OK, it's time to wrap things up. I haven't said anything about how the chapters link together, or the stuff about Joseph Cornell, or even the mode of narration, among much else. Readers familiar with Contra James Wood may have heard that the novel includes similar material as that well-known blog; this is true. In fact, the blog grew out of the writing of the novel. Not to worry, there is plenty of James Wood here, and it is very smart and very funny. At times I wondered whether he'd pull it off, but he does. I did note above that one chapter includes a narrative possibly about the main character's mother. Where I've suggested that stories abound despite the narrator's misgivings, here the account of this Palestinian girl and woman lodged in my memory after one reading as a breed of gritty realism.

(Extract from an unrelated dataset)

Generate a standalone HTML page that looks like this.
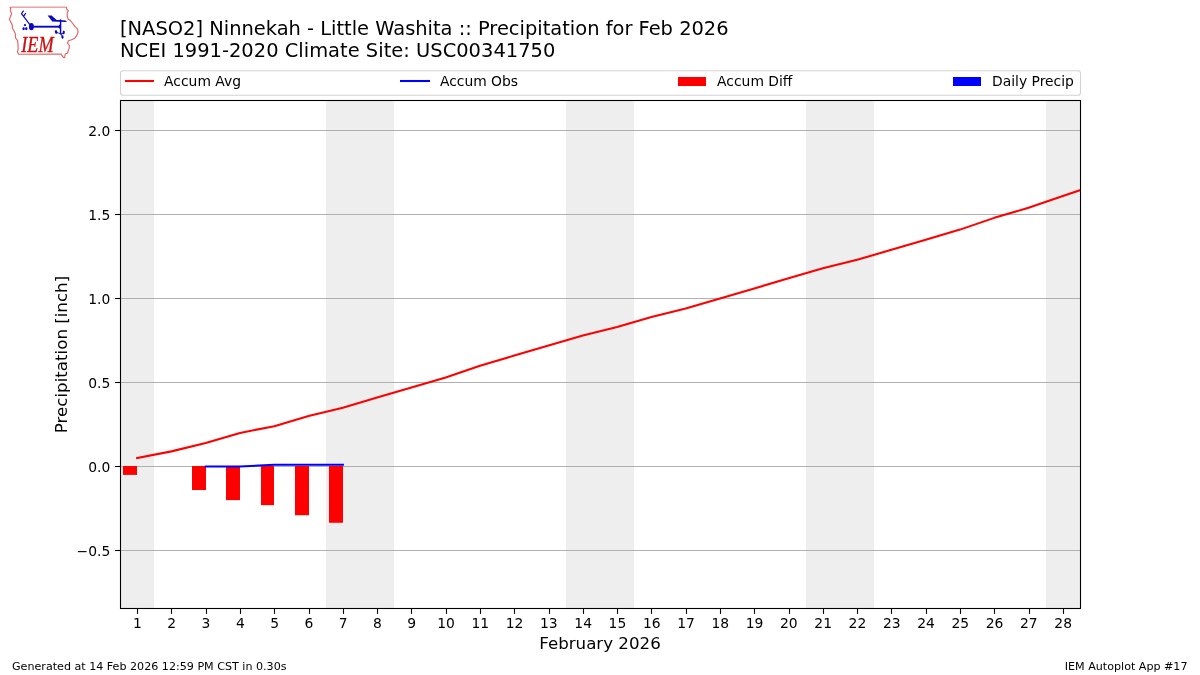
<!DOCTYPE html>
<html lang="en"><head><meta charset="utf-8"><title>IEM Autoplot App #17</title>
<style>html,body{margin:0;padding:0;background:#fff}body{width:1200px;height:675px;overflow:hidden}svg{display:block}text{font-family:'DejaVu Sans','Liberation Sans',sans-serif;fill:#000}</style></head><body>
<svg width="1200" height="675" viewBox="0 0 1200 675">
<rect width="1200" height="675" fill="#fff"/>
<g id="logo">
<path d="M10.1,7.4 L66.5,7.4 L66.7,9.2 L68.4,10.6 L67.2,13 L67.2,16.3 L68.2,19.2 L70.5,20.6 L72.4,23 L74.8,26.3 L77.6,29.1 L78.1,32.3 L76.7,35.6 L74.8,38.2 L71.5,39.8 L68.4,40.8 L67.5,43.2 L69.4,45.5 L69.1,48.4 L68.2,50.7 L67.5,53.1 L65.3,54.1 L64.6,57.6 L63.4,57.4 L61.1,54.1 L18.7,54.2 L17.5,51.7 L18.2,48.9 L18,44.6 L17.5,40.3 L15.6,38 L15.3,33.7 L14.2,31.3 L12.3,28 L12.3,25.3 L10.8,22 L9.4,19.2 L10.6,16.3 L11.6,13.5 L10.4,11.1 L10.8,9.2 Z" fill="#fff" stroke="#dc5050" stroke-opacity="0.88" stroke-width="1.15" stroke-linejoin="round"/>
<line x1="10.9" y1="7.3" x2="66" y2="7.3" stroke="#efa5a5" stroke-width="1.3"/>
<g fill="#0808c8" stroke="none">
<ellipse cx="31.4" cy="26.7" rx="2.45" ry="3.6"/>
<rect x="31.4" y="25.75" width="29.2" height="1.9"/>
<rect x="59.9" y="19.4" width="1.4" height="15"/>
<polygon points="57.8,26.7 60,24.3 60,29.1"/>
<polygon points="52.1,20.1 59.5,20 65.6,20.6 67,21.5 65.4,21.9 52.1,21.6"/>
<polygon points="47.6,15.6 51.6,15.4 56.6,19.9 52.1,21.3"/>
<circle cx="25" cy="25.1" r="1.12"/><ellipse cx="23.6" cy="28.7" rx="1.2" ry="1.45"/><ellipse cx="26.3" cy="28.7" rx="1.2" ry="1.45"/>
<ellipse cx="56.1" cy="32" rx="1.25" ry="1.9" transform="rotate(-15 56.1 32)"/><ellipse cx="63.7" cy="32.5" rx="1.05" ry="1.9" transform="rotate(10 63.7 32.5)"/><ellipse cx="62.5" cy="37" rx="1.1" ry="1.7" transform="rotate(-10 62.5 37)"/>
</g>
<g stroke="#0808c8" fill="none" stroke-width="1.15">
<path d="M31.4,26.7 L21.5,13.7 L23.6,10.6 M23.6,16.4 L25.8,13.2"/>
<path d="M56.1,32.2 Q58.5,33 60.6,33.8 Q62,34.2 63.4,33.2 M60.6,33 L62.4,36.6" stroke-width="0.9"/>
</g>
<text x="21.3" y="51.7" font-size="22.4" textLength="32.4" lengthAdjust="spacingAndGlyphs" style="font-family:'Liberation Serif','DejaVu Serif',serif;font-style:italic;fill:#cc1010;stroke:#cc1010;stroke-width:0.35px">IEM</text>
</g>

<text x="120" y="35" font-size="19.44">[NASO2] Ninnekah - Little Washita :: Precipitation for Feb 2026</text>
<text x="120" y="57" font-size="19.44" letter-spacing="0.02">NCEI 1991-2020 Climate Site: USC00341750</text>
<defs><clipPath id="ax"><rect x="120.50" y="100.50" width="960.00" height="508.00"/></clipPath></defs>
<g clip-path="url(#ax)">
<rect x="120.00" y="100.50" width="34.00" height="508.00" fill="#eeeeee"/>
<rect x="326.00" y="100.50" width="68.00" height="508.00" fill="#eeeeee"/>
<rect x="566.00" y="100.50" width="68.00" height="508.00" fill="#eeeeee"/>
<rect x="806.00" y="100.50" width="68.00" height="508.00" fill="#eeeeee"/>
<rect x="1046.00" y="100.50" width="34.00" height="508.00" fill="#eeeeee"/>
<line x1="120.5" x2="1080.5" y1="130.5" y2="130.5" stroke="#b0b0b0" stroke-width="1.1"/>
<line x1="120.5" x2="1080.5" y1="214.5" y2="214.5" stroke="#b0b0b0" stroke-width="1.1"/>
<line x1="120.5" x2="1080.5" y1="298.5" y2="298.5" stroke="#b0b0b0" stroke-width="1.1"/>
<line x1="120.5" x2="1080.5" y1="382.5" y2="382.5" stroke="#b0b0b0" stroke-width="1.1"/>
<line x1="120.5" x2="1080.5" y1="466.5" y2="466.5" stroke="#b0b0b0" stroke-width="1.1"/>
<line x1="120.5" x2="1080.5" y1="550.5" y2="550.5" stroke="#b0b0b0" stroke-width="1.1"/>
<rect x="123.00" y="466.00" width="14.00" height="8.90" fill="#ff0000"/>
<rect x="192.00" y="466.00" width="14.00" height="24.02" fill="#ff0000"/>
<rect x="226.00" y="466.00" width="14.00" height="34.10" fill="#ff0000"/>
<rect x="261.00" y="466.00" width="13.00" height="39.14" fill="#ff0000"/>
<rect x="295.00" y="466.00" width="14.00" height="49.22" fill="#ff0000"/>
<rect x="329.00" y="466.00" width="14.00" height="56.78" fill="#ff0000"/>
<polyline points="137.14,458.10 171.43,451.38 205.71,442.98 240.00,432.90 274.29,426.18 308.57,416.10 342.86,407.70 377.14,397.62 411.43,387.54 445.71,377.46 480.00,365.70 514.29,355.62 548.57,345.54 582.86,335.46 617.14,327.06 651.43,316.98 685.71,308.58 720.00,298.50 754.29,288.42 788.57,278.34 822.86,268.26 857.14,259.86 891.43,249.78 925.71,239.70 960.00,229.62 994.29,217.86 1028.57,207.78 1062.86,196.02 1097.14,184.26" fill="none" stroke="#ff0000" stroke-width="2.08" stroke-linejoin="round" stroke-linecap="square"/>
<polyline points="205.71,466.50 240.00,466.50 274.29,464.82 308.57,464.82 342.86,464.82" fill="none" stroke="#0000ff" stroke-width="2.08" stroke-linejoin="round" stroke-linecap="square"/>
</g>
<rect x="120.5" y="100.5" width="960.0" height="508.0" fill="none" stroke="#000" stroke-width="1.1"/>
<line x1="137.5" x2="137.5" y1="608.5" y2="613.9" stroke="#000" stroke-width="1.1"/>
<text x="137.44" y="628.3" font-size="13.89" text-anchor="middle">1</text>
<line x1="171.5" x2="171.5" y1="608.5" y2="613.9" stroke="#000" stroke-width="1.1"/>
<text x="171.73" y="628.3" font-size="13.89" text-anchor="middle">2</text>
<line x1="206.5" x2="206.5" y1="608.5" y2="613.9" stroke="#000" stroke-width="1.1"/>
<text x="206.01" y="628.3" font-size="13.89" text-anchor="middle">3</text>
<line x1="240.5" x2="240.5" y1="608.5" y2="613.9" stroke="#000" stroke-width="1.1"/>
<text x="240.30" y="628.3" font-size="13.89" text-anchor="middle">4</text>
<line x1="274.5" x2="274.5" y1="608.5" y2="613.9" stroke="#000" stroke-width="1.1"/>
<text x="274.59" y="628.3" font-size="13.89" text-anchor="middle">5</text>
<line x1="309.5" x2="309.5" y1="608.5" y2="613.9" stroke="#000" stroke-width="1.1"/>
<text x="308.87" y="628.3" font-size="13.89" text-anchor="middle">6</text>
<line x1="343.5" x2="343.5" y1="608.5" y2="613.9" stroke="#000" stroke-width="1.1"/>
<text x="343.16" y="628.3" font-size="13.89" text-anchor="middle">7</text>
<line x1="377.5" x2="377.5" y1="608.5" y2="613.9" stroke="#000" stroke-width="1.1"/>
<text x="377.44" y="628.3" font-size="13.89" text-anchor="middle">8</text>
<line x1="411.5" x2="411.5" y1="608.5" y2="613.9" stroke="#000" stroke-width="1.1"/>
<text x="411.73" y="628.3" font-size="13.89" text-anchor="middle">9</text>
<line x1="446.5" x2="446.5" y1="608.5" y2="613.9" stroke="#000" stroke-width="1.1"/>
<text x="446.01" y="628.3" font-size="13.89" text-anchor="middle">10</text>
<line x1="480.5" x2="480.5" y1="608.5" y2="613.9" stroke="#000" stroke-width="1.1"/>
<text x="480.30" y="628.3" font-size="13.89" text-anchor="middle">11</text>
<line x1="514.5" x2="514.5" y1="608.5" y2="613.9" stroke="#000" stroke-width="1.1"/>
<text x="514.59" y="628.3" font-size="13.89" text-anchor="middle">12</text>
<line x1="549.5" x2="549.5" y1="608.5" y2="613.9" stroke="#000" stroke-width="1.1"/>
<text x="548.87" y="628.3" font-size="13.89" text-anchor="middle">13</text>
<line x1="583.5" x2="583.5" y1="608.5" y2="613.9" stroke="#000" stroke-width="1.1"/>
<text x="583.16" y="628.3" font-size="13.89" text-anchor="middle">14</text>
<line x1="617.5" x2="617.5" y1="608.5" y2="613.9" stroke="#000" stroke-width="1.1"/>
<text x="617.44" y="628.3" font-size="13.89" text-anchor="middle">15</text>
<line x1="651.5" x2="651.5" y1="608.5" y2="613.9" stroke="#000" stroke-width="1.1"/>
<text x="651.73" y="628.3" font-size="13.89" text-anchor="middle">16</text>
<line x1="686.5" x2="686.5" y1="608.5" y2="613.9" stroke="#000" stroke-width="1.1"/>
<text x="686.01" y="628.3" font-size="13.89" text-anchor="middle">17</text>
<line x1="720.5" x2="720.5" y1="608.5" y2="613.9" stroke="#000" stroke-width="1.1"/>
<text x="720.30" y="628.3" font-size="13.89" text-anchor="middle">18</text>
<line x1="754.5" x2="754.5" y1="608.5" y2="613.9" stroke="#000" stroke-width="1.1"/>
<text x="754.59" y="628.3" font-size="13.89" text-anchor="middle">19</text>
<line x1="789.5" x2="789.5" y1="608.5" y2="613.9" stroke="#000" stroke-width="1.1"/>
<text x="788.87" y="628.3" font-size="13.89" text-anchor="middle">20</text>
<line x1="823.5" x2="823.5" y1="608.5" y2="613.9" stroke="#000" stroke-width="1.1"/>
<text x="823.16" y="628.3" font-size="13.89" text-anchor="middle">21</text>
<line x1="857.5" x2="857.5" y1="608.5" y2="613.9" stroke="#000" stroke-width="1.1"/>
<text x="857.44" y="628.3" font-size="13.89" text-anchor="middle">22</text>
<line x1="891.5" x2="891.5" y1="608.5" y2="613.9" stroke="#000" stroke-width="1.1"/>
<text x="891.73" y="628.3" font-size="13.89" text-anchor="middle">23</text>
<line x1="926.5" x2="926.5" y1="608.5" y2="613.9" stroke="#000" stroke-width="1.1"/>
<text x="926.01" y="628.3" font-size="13.89" text-anchor="middle">24</text>
<line x1="960.5" x2="960.5" y1="608.5" y2="613.9" stroke="#000" stroke-width="1.1"/>
<text x="960.30" y="628.3" font-size="13.89" text-anchor="middle">25</text>
<line x1="994.5" x2="994.5" y1="608.5" y2="613.9" stroke="#000" stroke-width="1.1"/>
<text x="994.59" y="628.3" font-size="13.89" text-anchor="middle">26</text>
<line x1="1029.5" x2="1029.5" y1="608.5" y2="613.9" stroke="#000" stroke-width="1.1"/>
<text x="1028.87" y="628.3" font-size="13.89" text-anchor="middle">27</text>
<line x1="1063.5" x2="1063.5" y1="608.5" y2="613.9" stroke="#000" stroke-width="1.1"/>
<text x="1063.16" y="628.3" font-size="13.89" text-anchor="middle">28</text>
<line x1="115.1" x2="120.5" y1="130.5" y2="130.5" stroke="#000" stroke-width="1.1"/>
<text x="110.3" y="135.8" font-size="13.89" text-anchor="end">2.0</text>
<line x1="115.1" x2="120.5" y1="214.5" y2="214.5" stroke="#000" stroke-width="1.1"/>
<text x="110.3" y="219.8" font-size="13.89" text-anchor="end">1.5</text>
<line x1="115.1" x2="120.5" y1="298.5" y2="298.5" stroke="#000" stroke-width="1.1"/>
<text x="110.3" y="303.8" font-size="13.89" text-anchor="end">1.0</text>
<line x1="115.1" x2="120.5" y1="382.5" y2="382.5" stroke="#000" stroke-width="1.1"/>
<text x="110.3" y="387.8" font-size="13.89" text-anchor="end">0.5</text>
<line x1="115.1" x2="120.5" y1="466.5" y2="466.5" stroke="#000" stroke-width="1.1"/>
<text x="110.3" y="471.8" font-size="13.89" text-anchor="end">0.0</text>
<line x1="115.1" x2="120.5" y1="550.5" y2="550.5" stroke="#000" stroke-width="1.1"/>
<text x="110.3" y="555.8" font-size="13.89" text-anchor="end">−0.5</text>
<text x="600" y="649" font-size="16.67" text-anchor="middle">February 2026</text>
<text transform="translate(67,354.5) rotate(-90)" font-size="16.67" text-anchor="middle">Precipitation [inch]</text>
<rect x="120.5" y="70.8" width="960" height="24.4" rx="2.8" ry="2.8" fill="#fff" fill-opacity="0.8" stroke="#d2d2d2" stroke-width="1.1"/>
<line x1="125" x2="154" y1="81" y2="81" stroke="#ff0000" stroke-width="2.08"/>
<text x="164.1" y="85.8" font-size="13.89">Accum Avg</text>
<line x1="400" x2="430" y1="81" y2="81" stroke="#0000ff" stroke-width="2.08"/>
<text x="439.9" y="85.8" font-size="13.89">Accum Obs</text>
<rect x="678" y="77" width="28" height="9" fill="#ff0000"/>
<text x="717.1" y="85.8" font-size="13.89">Accum Diff</text>
<rect x="953" y="77" width="28" height="9" fill="#0000ff"/>
<text x="992" y="85.8" font-size="13.89">Daily Precip</text>
<text x="12" y="669.7" font-size="11.11">Generated at 14 Feb 2026 12:59 PM CST in 0.30s</text>
<text x="1187.5" y="669.7" font-size="11.11" text-anchor="end">IEM Autoplot App #17</text>
</svg></body></html>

And yet re-reading, I was reminded that the apparently realistic account is undercut at nearly every turn, the narrator consistently refusing to allow us to settle into simply accepting the narrative as realistic. In a sense, this very problematizing of the realism serves to enhance the realistic effect of the story being told. All of these different threads and others are brought together in the breathtaking final chapter, which to my mind is a brilliant demonstration of why literature, and literary criticism, matters, and is ultimately always political even when it pretends not to be. Which in itself is a good way to sum up the entire novel. Read it.


Ethan Robinson said...

In a time when pointing out that words of praise are depleted is itself depleted it's really hard to write about a book this praiseworthy. Nice going.

Not a very substantial comment, but I just looked at Amazon and it appears the "oh really?" response is no longer up. So that's something?

Unknown said...

I have no idea if this blog is still going, but if it is: I'd like to point as that Edmond's novel has now, following the demise of the original small press, Say It With Stones, been reissued by the UK indie press Grand Iota (, this month, with an Afterword by Joe Ramsey.
I might have been the author of that Amazon review; I went on to write several more, including one in American Book Review (July/August 2012), and was instrumental in persuading Grand Iota to republish it.